Na zona rural de Flores da Cunha, um dos cobaias do projeto trabalha com afinco para ver seus 2,5 hectares de parreiras livres de pesticidas "bombando" até 2019. Olir Marin (vídeo acima), 54 anos, filiado à Cooperativa Nova Aliança – que agrega mais de 900 famílias –, era monitorado pela Embrapa há dois anos e foi escolhido devido às grandes dificuldades que tinha em desenvolver uvas bordô de qualidade.
Uma vez por mês, ele recebe técnicos que monitoram o andamento da experiência e o auxiliam a transformar o que era um cemitério orgânico em terreno fértil e vigoroso. Marin ficou tão interessado que adquiriu mais mudas, afora as 300 iniciais, entregues pela Embrapa:
– Fui premiado. Estava querendo desistir, era só problema, não dava mais. Como não sabia das coisas, tirava as plantas doentes e as outras não vingavam também.
Na lavoura desde a infância, Marin fala que seguia dicas repassadas por familiares e amigos da lida e que nunca tinha sido orientado de forma tão esclarecedora. A Nova Aliança, intermediadora da parceria com o estudo, abriu portas, e ele promete retribuir com até 20 mil quilos de um produto limpo e com valor de mercado superior.
– Eu vivia no desconhecimento, era só agrotóxico. A gente chegava a passar veneno três vezes em seis meses. Eu não sabia, mas quanto mais tóxico se usa, mais se mata a raiz da planta – relata.

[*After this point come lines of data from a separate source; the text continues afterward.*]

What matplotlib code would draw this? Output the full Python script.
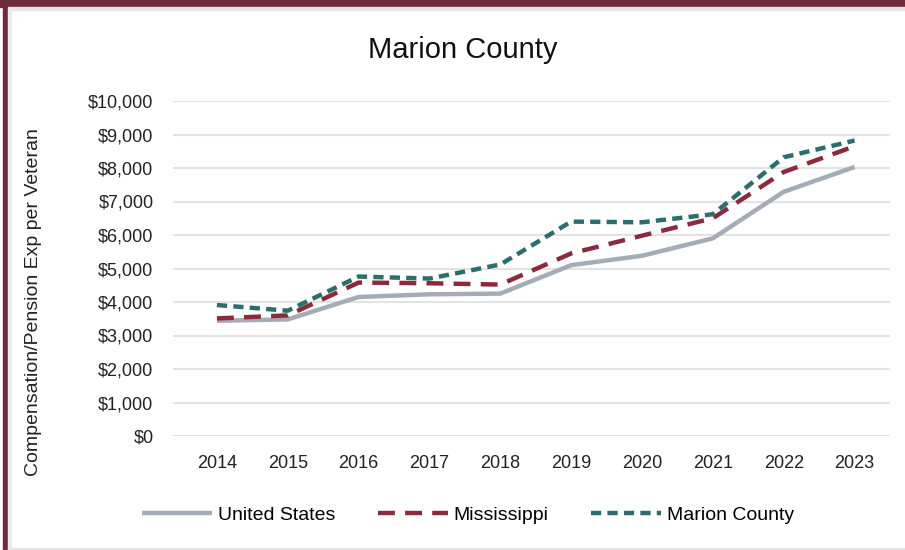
import matplotlib.pyplot as plt
from matplotlib.patches import Rectangle
from matplotlib.ticker import FuncFormatter

# values
years = [2014, 2015, 2016, 2017, 2018, 2019, 2020, 2021, 2022, 2023]
united_states = [3440, 3480, 4150, 4230, 4250, 5100, 5380, 5900, 7290, 8030]
mississippi = [3510, 3600, 4580, 4560, 4520, 5450, 5980, 6500, 7880, 8650]
marion_county = [3910, 3740, 4760, 4700, 5120, 6400, 6380, 6620, 8320, 8820]

plt.rcParams['font.family'] = ['Liberation Sans', 'DejaVu Sans']

fig = plt.figure(figsize=(9.05, 5.5), dpi=100)

# frame: dark red band on top and left, faint shadow lines
frame_col = '#6e2b3c'
fig.patches.append(Rectangle((0, 1 - 7 / 550), 1, 7 / 550, transform=fig.transFigure,
                             color=frame_col, zorder=0))
fig.patches.append(Rectangle((3 / 905, 0), 5 / 905, 1, transform=fig.transFigure,
                             color=frame_col, zorder=0))
fig.patches.append(Rectangle((8 / 905, 1 - 10 / 550), 1, 3 / 550, transform=fig.transFigure,
                             color='#e6e6e6', zorder=0))
fig.patches.append(Rectangle((8 / 905, 0), 3 / 905, 1 - 10 / 550, transform=fig.transFigure,
                             color='#ececec', zorder=0))
fig.patches.append(Rectangle((8 / 905, 1 / 550), 1, 1.5 / 550, transform=fig.transFigure,
                             color='#e6e6e6', zorder=0))

ax = fig.add_axes([173 / 905, 1 - 436 / 550, 717 / 905, 335 / 550])

x = list(range(len(years)))
ax.plot(x, united_states, color='#a5acb5', lw=3.2, label='United States', solid_capstyle='butt')
ax.plot(x, mississippi, color='#8b2a3d', lw=3.2, dashes=(3.8, 2.3), label='Mississippi')
ax.plot(x, marion_county, color='#2b6e6c', lw=3.2, dashes=(2.3, 1.4), label='Marion County')

ax.set_ylim(0, 10000)
ax.set_xlim(-0.62, len(years) - 1 + 0.5)
ax.set_yticks(range(0, 10001, 1000))
ax.yaxis.set_major_formatter(FuncFormatter(lambda v, p: f'${v:,.0f}'))
ax.set_xticks(x)
ax.set_xticklabels([str(y) for y in years])
ax.grid(axis='y', color='#e3e3e3', lw=1.5)
ax.set_axisbelow(True)
for s in ax.spines.values():
    s.set_visible(False)
ax.tick_params(length=0, labelsize=13, colors='#222222')
ax.tick_params(axis='y', pad=14)
ax.tick_params(axis='x', pad=14)

ax.set_ylabel('Compensation/Pension Exp per Veteran', fontsize=14, color='#222222')
ax.yaxis.set_label_coords(-0.183, 0.40)

fig.text(463 / 905, 1 - 50 / 550, 'Marion County', fontsize=21, ha='center', va='center', color='#111111')

fig.legend(loc='center', bbox_to_anchor=(468 / 905, 1 - 515 / 550), ncol=3, frameon=False,
           fontsize=14, handlelength=3.6, columnspacing=2.2, handletextpad=0.3)

fig.savefig('out.png', dpi=100, facecolor='white')
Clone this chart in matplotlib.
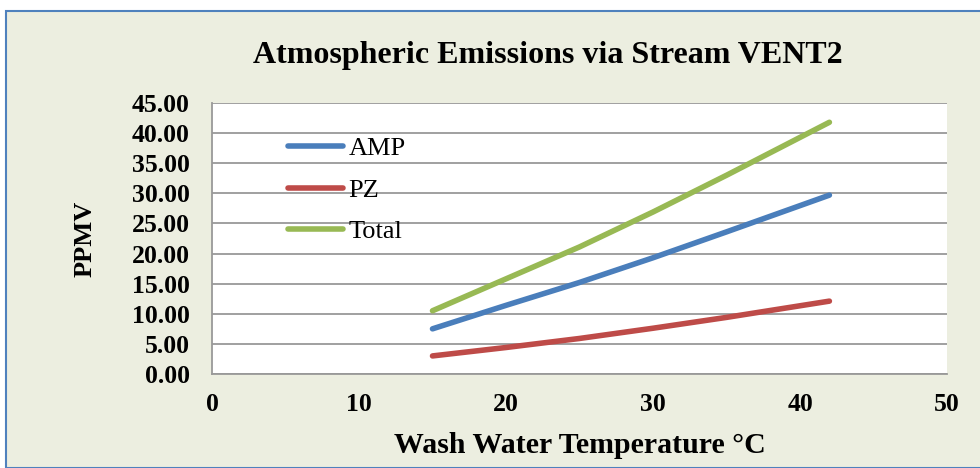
import matplotlib
matplotlib.use("Agg")
import matplotlib.pyplot as plt
from matplotlib.patches import Rectangle

# Wash water temperature (°C) and emissions (PPMV)
temperature = [15, 20, 25, 30, 35, 42]
amp = [7.5, 11.4, 15.2, 19.3, 23.6, 29.7]
pz = [3.0, 4.4, 5.9, 7.6, 9.4, 12.1]
total = [10.5, 15.8, 21.1, 26.9, 33.0, 41.8]

series_names = ["AMP", "PZ", "Total"]
series_colors = ["#4A7EBB", "#BE4B48", "#98B954"]

y_ticks = [0, 5, 10, 15, 20, 25, 30, 35, 40, 45]
x_ticks = [0, 10, 20, 30, 40, 50]

plt.rcParams["font.family"] = ["Liberation Serif", "DejaVu Serif"]

W, H = 980, 468
fig = plt.figure(figsize=(W / 100, H / 100), dpi=100)
fig.patch.set_facecolor("white")

# Chart-area panel with blue border
panel = Rectangle((6 / W, 0), 1.0, 1 - 11 / H, transform=fig.transFigure,
                  facecolor="#ECEEE0", edgecolor="#4F81BD", linewidth=1.5,
                  zorder=-10)
fig.patches.append(panel)

ax = fig.add_axes([212 / W, 1 - 374 / H, (947 - 212) / W, (374 - 103) / H])
ax.set_zorder(5)
ax.set_facecolor("white")

for name, vals, col in zip(series_names, [amp, pz, total], series_colors):
    ax.plot(temperature, vals, color=col, linewidth=4, solid_capstyle="round",
            label=name, zorder=3)

ax.set_xlim(0, 50)
ax.set_ylim(0, 45)
ax.set_xticks(x_ticks)
ax.set_yticks(y_ticks)
ax.set_yticklabels([f"{v:.2f}" for v in y_ticks])
ax.grid(axis="y", color="#999999", linewidth=1.3, zorder=1)
ax.set_axisbelow(True)

for side in ["top", "right"]:
    ax.spines[side].set_visible(False)
ax.spines["left"].set_color("#999999")
ax.spines["bottom"].set_color("#999999")
ax.spines["left"].set_linewidth(1.3)
ax.spines["bottom"].set_linewidth(1.3)

ax.tick_params(axis="both", length=0, labelsize=18.5)
ax.tick_params(axis="x", pad=14)
ax.tick_params(axis="y", pad=16)
for lbl in ax.get_xticklabels() + ax.get_yticklabels():
    lbl.set_fontweight("bold")

ax.set_xlabel("Wash Water Temperature °C", fontsize=21.5, fontweight="bold",
              labelpad=11)
ax.set_ylabel("PPMV", fontsize=19, fontweight="bold", labelpad=25)

fig.text(548 / W, 1 - 56 / H, "Atmospheric Emissions via Stream VENT2",
         ha="center", va="center", fontsize=23, fontweight="bold")

leg = ax.legend(loc="upper left", bbox_to_anchor=(0.103, 0.875), frameon=False,
                fontsize=19, handlelength=2.1, handletextpad=0.2,
                labelspacing=0.68, borderaxespad=0, borderpad=0)

fig.savefig("out.png", dpi=100, facecolor=fig.get_facecolor())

A expectativa é que em agosto comece a brotação e, num ano, o teto do seu parreiral esteja forrado de folhas. Por enquanto, os pés ainda não ultrapassaram 30 centímetros. Periodicamente, ele caminha no viveiro e, com a enxada, remove a terra, na esperança de que o resultado final vai compensar o esforço.
Ele relata a rotina com entusiasmo aos colegas da cooperativa, que estão pensando em iniciar um trabalho com os mesmos tratamentos, de forma particular. A Nova Aliança pretende investir mais em produtos orgânicos e estimula seus associados a abandonarem os agrotóxicos para preservar a terra e obter ganhos financeiros maiores do que os atuais.
– No final de cada ano, queremos reunir os produtores para mostrar como eles devem agir. Há formas naturais de viabilizar o plantio em áreas de replantio. Observamos que já melhorou significativamente a qualidade (nos locais estudados). Queremos expandir – diz o coordenador da pesquisa, Lucas Garrido.
Saiba mais sobre o projeto
– Vinho&Suco: tecnologias para a qualificação e sustentabilidade da produção brasileira de vinho e suco de uva
– Cronograma: iniciado em janeiro de 2015, tem previsão de término em janeiro de 2018.
– Cidades beneficiadas: Flores da Cunha, Caxias do Sul, Bento Gonçalves, Garibaldi e Farroupilha
– Participam da pesquisa: além da Embrapa, a Empresa de Pesquisa Agropecuária e Extensão Rural de Santa Catarina (Epagri), UFRGS, Universidade Federal de Santa Maria (UFSM), Universidade do Pampa Gaúcho, Proterra, Emater-RS e Emater-PR.